At the end of this week's Torah portion, we are given a command, "Let them
place on the tzitzit at the corner a thread of 'techelet.'" [Bamidbar
15:38]. Rashi explains that techelet is "the 'yarok' color of a
snail." Any speaker of modern Hebrew can only wonder at this. Why does
Rashi call the blue color of techelet "yarok" -- that is, green?

Well, it is not only Rashi that calls techelet "yarok." It is an
explicit ruling that appears in the Shulchan Aruch: "The color white
is ritually pure, as is the look of 'yarok,' even if it has the look
of wax or of gold. And this certainly includes the 'yarok' of leek or
grass (and also the color that is called 'blue' is included in 'yarok')"
[Hilchot Nidda, 188].

We are not interested at this point in the details of the halacha but
rather in the fact that the RAMA writes that the color "blue" is called
"yarok" in our traditional sources.

Our sages spoke of four main colors: shachor (black), lavan (white),
adom (red), and yarok. And "yarok" included yellow, orange, blue, and
turquoise of today. For example, it happens quite often that a newborn
baby is a bit yellow right after its birth.

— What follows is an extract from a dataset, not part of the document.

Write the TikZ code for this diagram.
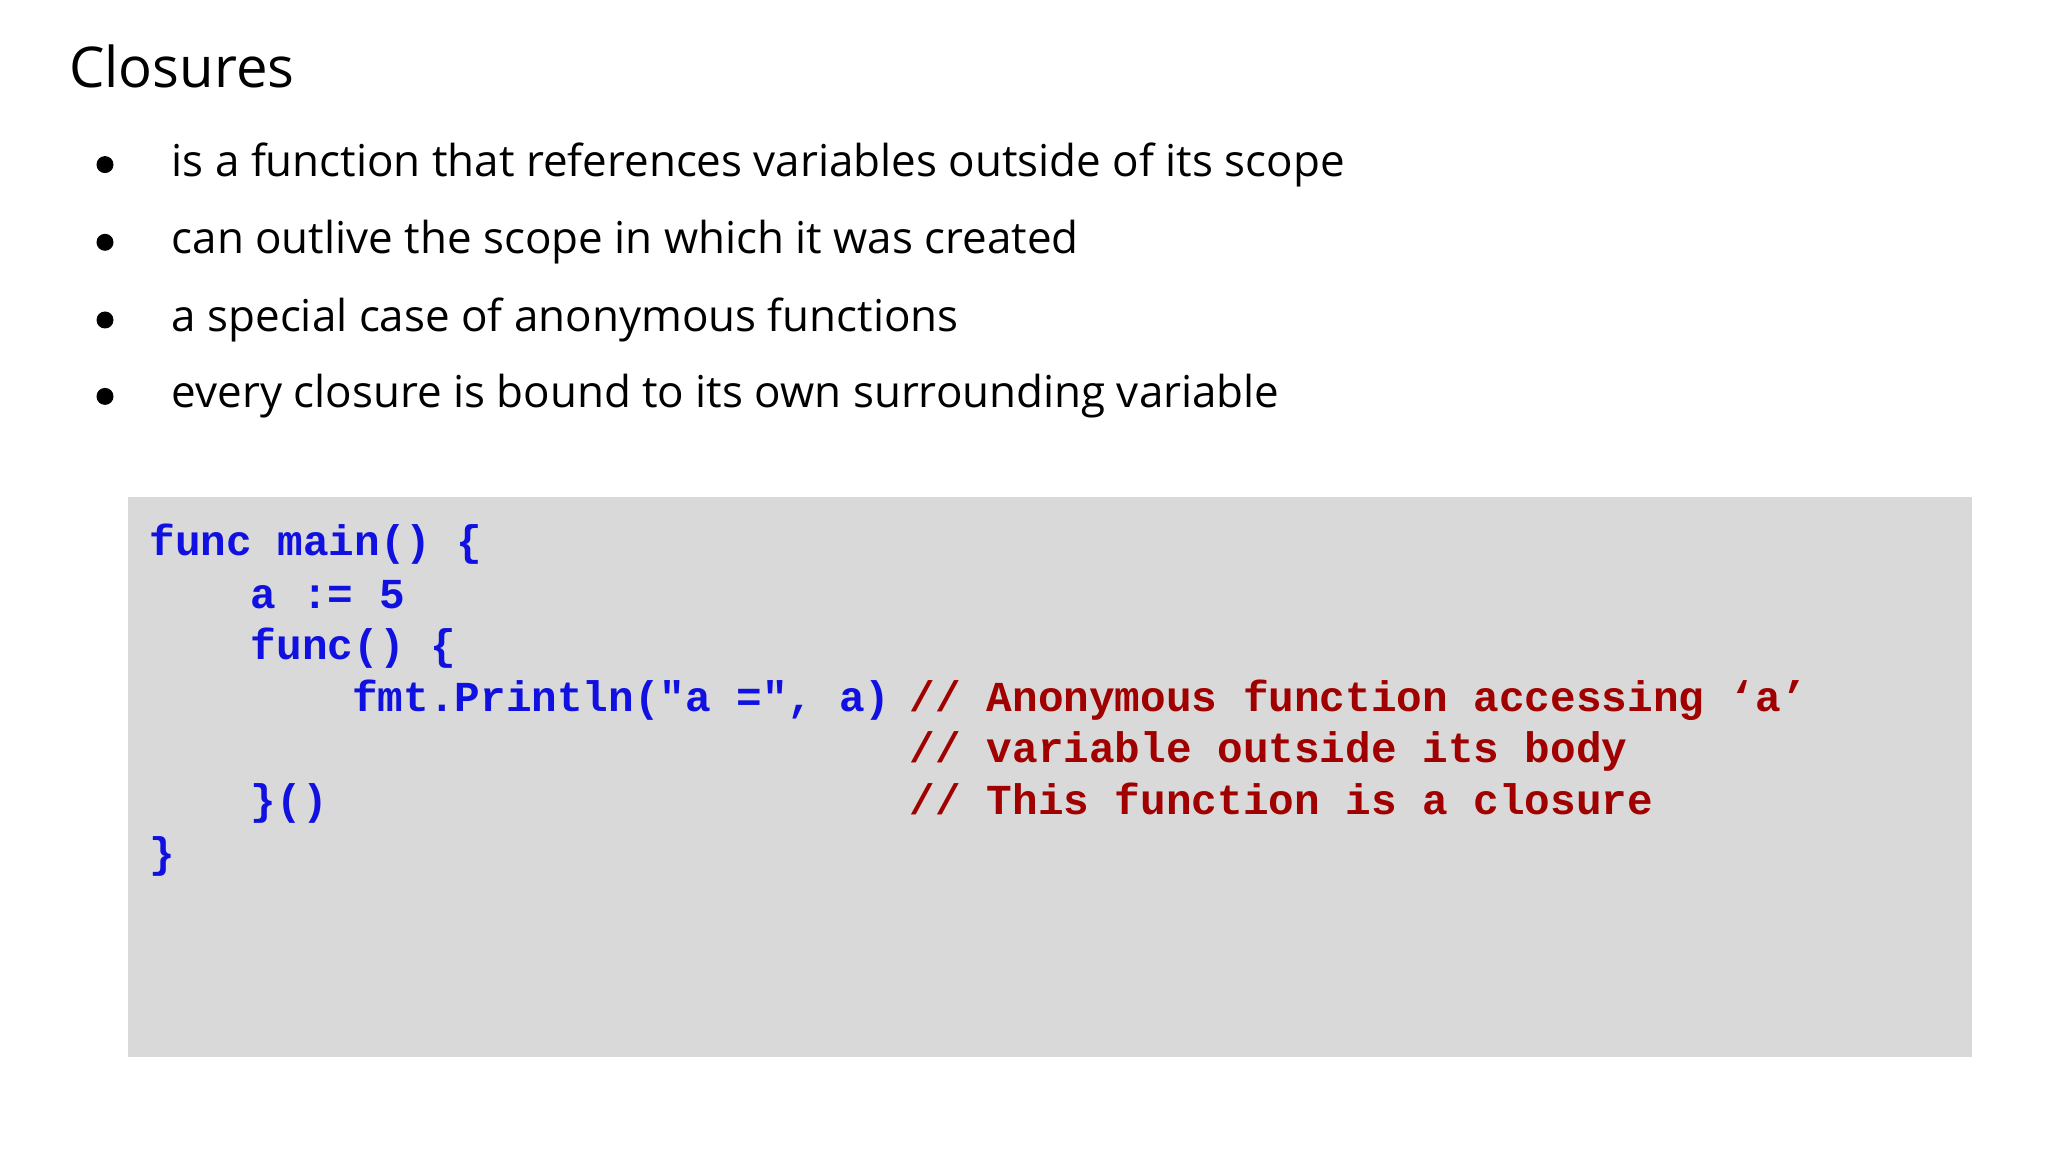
\documentclass[tikz,border=0pt]{standalone}
\usepackage{fontspec}
\setmainfont{Open Sans}
\setmonofont{Liberation Mono}
\definecolor{cblue}{RGB}{16,16,224}
\definecolor{cred}{RGB}{160,0,0}
\definecolor{boxgray}{RGB}{217,217,217}
\begin{document}
\begin{tikzpicture}[x=1cm,y=1cm,
  bul/.style={anchor=west,inner sep=0pt,font=\fontsize{12.5pt}{15pt}\selectfont},
  dot/.style={circle,fill=black,inner sep=0pt,minimum size=0.17cm},
  code/.style={anchor=base west,inner sep=0pt,font=\fontsize{12.15pt}{14pt}\selectfont\ttfamily\bfseries},
  cb/.style={code,text=cblue}, cr/.style={code,text=cred}]
\useasboundingbox[fill=white] (0,0) rectangle (20.48,-11.52);
\node[anchor=west,inner sep=0pt,font=\fontsize{16pt}{19pt}\selectfont] (title) at (0.685,-0.66) {Closures};
\foreach \y/\t [count=\i] in {1.646/{is a function that references variables outside of its scope},
  2.423/{can outlive the scope in which it was created},
  3.20/{a special case of anonymous functions},
  3.964/{every closure is bound to its own surrounding variable}}{
  \node[dot] (d\i) at (1.05,-\y) {};
  \node[bul] (b\i) at (1.71,-\y) {\t};
}
\node[fill=boxgray,minimum width=18.44cm,minimum height=5.595cm,anchor=north west,inner sep=0pt] (box) at (1.277,-4.965) {};
\def\cx#1{1.488+#1*0.2535}
\node[cb] (l1) at ({\cx{0}},-5.56) {func main() \{};
\node[cb] (l2) at ({\cx{4}},-6.08) {a := 5};
\node[cb] (l3) at ({\cx{4}},-6.60) {func() \{};
\node[cb] (l4) at ({\cx{8}},-7.11) {fmt.Println("a =", a)};
\node[cr] (c1) at ({\cx{30}},-7.11) {// Anonymous function accessing ‘a’};
\node[cr] (c2) at ({\cx{30}},-7.63) {// variable outside its body};
\node[cb] (l6) at ({\cx{4}},-8.15) {\}()};
\node[cr] (c3) at ({\cx{30}},-8.15) {// This function is a closure};
\node[cb] (l7) at ({\cx{0}},-8.68) {\}};
\end{tikzpicture}
\end{document}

But the Tosefta calls this
color "yarok." Rabbi Natan says the following: "When I was in the Land
of Kapotakia, there was a woman who had given birth to boys... They
brought him to me, and I saw that he was 'yarok'... I looked at him and
did not find any blood for circumcision..." [Shabbat 134a]. Moreover,
in the wording of the ROSH in his halachic rulings the word yarok as used
by the sages is not our color green (which they call "yarok as a leek")
but is yellow or orange. "This shows that the word yarok is similar to
the yolk of an egg or to gold, which has a tinge of red." Among other
sources, the ROSH bases his decision on the words of the verse, "the
wings of a dove coated with silver and its limbs the 'yerakrak' of gold"
[Tehillim 68:14]. Yerakrak is clearly the color of gold, that is, yellow.

The words for orange (katom) and blue (kachol) were instituted in modern
times by Zeev Yavetz. This was reported by David Yalin in the newspaper
"Hatzevi" in 1887: "When I spoke to my uncle the illustrious rabbi and
investigator Rabbi Zeev Yavetz, he said to me that he wants to fill
what is missing in our language for the names of two colors, the color
of techelet and the color of the yoke of an egg." Yavetz proposed that
techelet should be called kachol and that the yoke should be called
"ketem," which in the holy writings refers to gold or to the color of
gold. (An example appears in the following verse: "Woe, the gold is dim,
the good 'ketem' has changed" [Eichah 4:1].) Yavetz wanted to use the
word katom for the color of yellow (which we call tzahov), since he
felt that tzahov "includes a bit of red" (as per a note by Yalin). But
as time went on, katom became the color orange, as we use it today.

Thus, the word "yarok" changed in meaning during the years, as did
"tzahov." However, "techelet" evidently kept its original meaning,
and it remains similar to the color of the sea, which is similar to the
color of the sky, and this reminds us of the Divine Throne of Glory.